Chopes de bière aidant, comme Carlo Capalbo se plaît volontiers à le rappeler aux médias tchèques lorsque, chaque année, ceux-ci lui demandent de raconter la genèse de la course, l’idée a néanmoins rapidement fait son chemin malgré le doute de celui qui, depuis, occupe les fonctions de président de la société organisatrice du marathon :« ‘Carlo, tu sais ce que je vais faire ? Je vais appeler Emil Zátopek’, m’a alors dit Gelindo. Il l’a donc appelé… ‘Salut Emil, comment ça va ?’ Et en fin d’après-midi, nous étions déjà chez les Zátopek dans leur maison à Trója (un quartier de Prague, ndlr). Nous avons eu droit à du gâteau, à un verre de slivovice, mais surtout, je suis reparti de chez eux avec le premier parcours du marathon de Prague dessiné sur un bout de papier par monsieur Emil Zátopek en personne. »
Vingt-cinq ans plus tard, le parcours emprunté a bien changé et n’a plus grand-chose en commun avec celui imaginé par l’ancien quadruple champion olympique et emprunté en 1995 par 958 courageux. Ainsi, lors des premières éditions, le départ était donné de la place Venceslas. Depuis quelques années, il l’est depuis la place de la Vieille-Ville, théâtre aussi de l’arrivée au bout d’un tracé qui emprunte notamment le pont Charles, passe par le quartier de Malá Strana, le bas de la place Venceslas, contourne le Théâtre national, passe sous Vyšehrad tout en longeant et traversant la rivière Vltava à plus de dix reprises. Des boucles et reboucles dans le centre historique qui plaisent aux coureurs, comme le confirmait Liliane, au micro de Radio Prague, il y a deux ans de cela :
« Oui, tout à fait, parce qu’on passe vraiment dans le cœur de la ville et sur le pont Charles. Il y a vraiment plein de belles choses à voir et j’ai même eu l’occasion de parler un peu avec une personne dont j’ai fait la connaissance le temps de la course. Il y avait la Maison dansante, donc on apprend plein de choses tout au long du parcours, c’est vraiment très agréable. »
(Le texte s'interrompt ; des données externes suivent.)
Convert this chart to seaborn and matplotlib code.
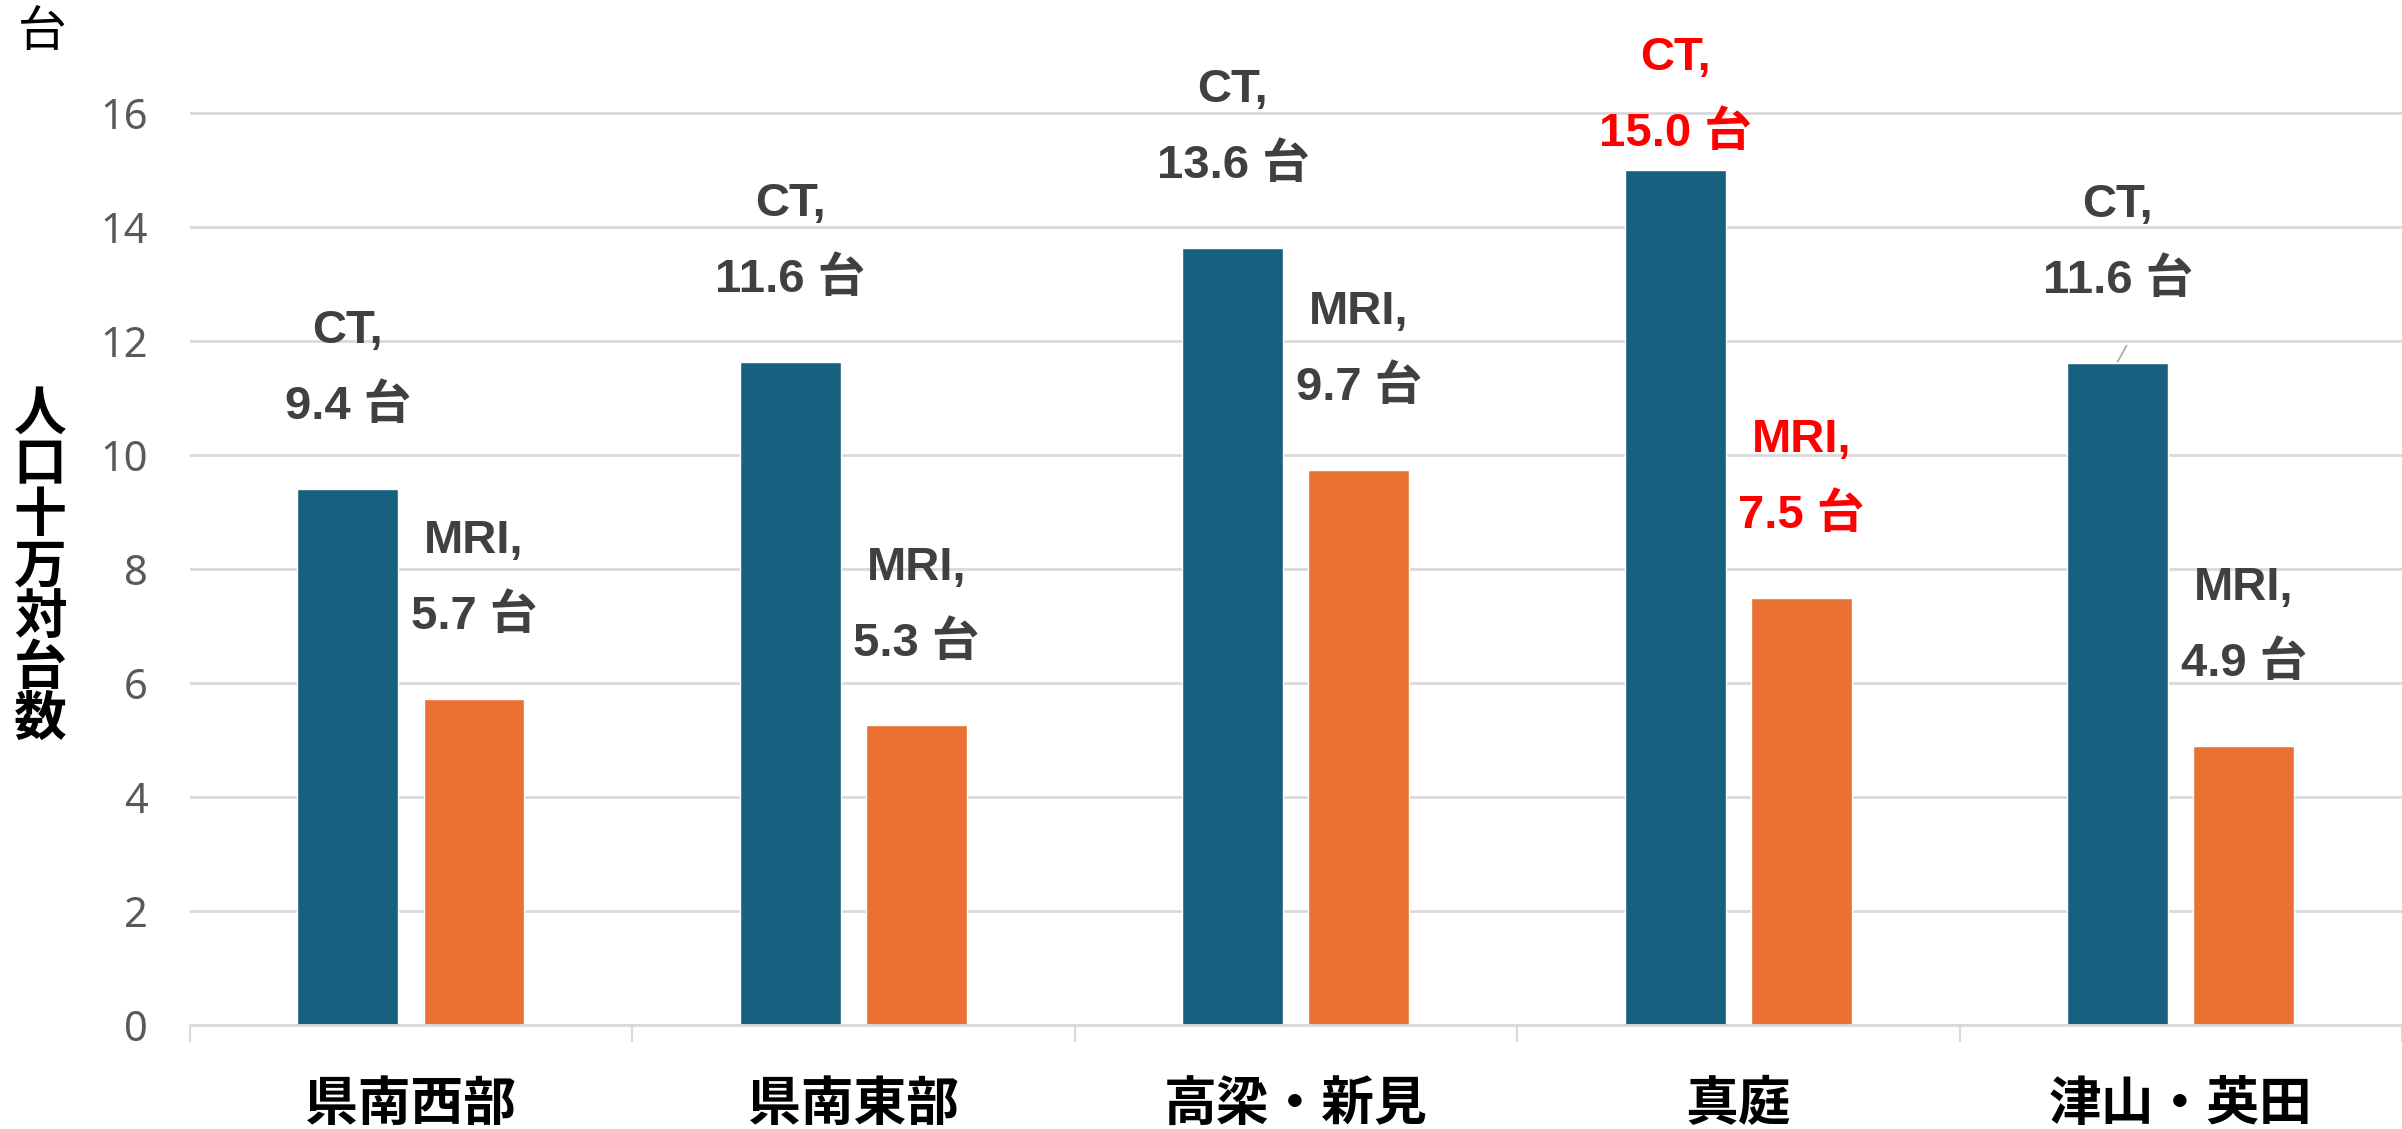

Ce parcours « agréable » et touristique malgré les nombreux pavés - mais aussi relativement rapide comme en témoigne le temps de 2h05’39 signé par le Kenyan Eliud Kiptuani en 2010 - explique en grande partie le succès du marathon de Prague auprès des coureurs étrangers. Selon les organisateurs, pas moins de deux tiers des inscrits proviennent d’une soixantaine de pays du monde entier. Ancien directeur du marathon des Alpes-Maritimes Nice-Cannes et membre de l’Association internationale des marathons et des courses sur route (AIMS), Bruno Boukobza nous avait confirmé cette version lorsque nous l’avions rencontré à la mairie de Prague il y a quelques années de cela :« Beaucoup de Français viennent courir à Prague parce que c’est à une heure et demie de chez eux. Cela donne envie de venir dans des conditions de qualité qui font de Prague une des meilleures courses au monde, et pas forcément par son nombre de participants puisque les organisateurs sont limités par la place. D’ailleurs, les coureurs français comptent régulièrement parmi les représentants étrangers les plus nombreux à Prague. »
Et à n’en pas douter, malgré une météo annoncée maussade, ils le seront de nouveau dimanche matin lorsqu’il s’agira de s’élancer sur l’air du poème symphonique Ma Patrie de Bedřich Smetena, autre symbole, avec Zátopek, du marathon de Prague.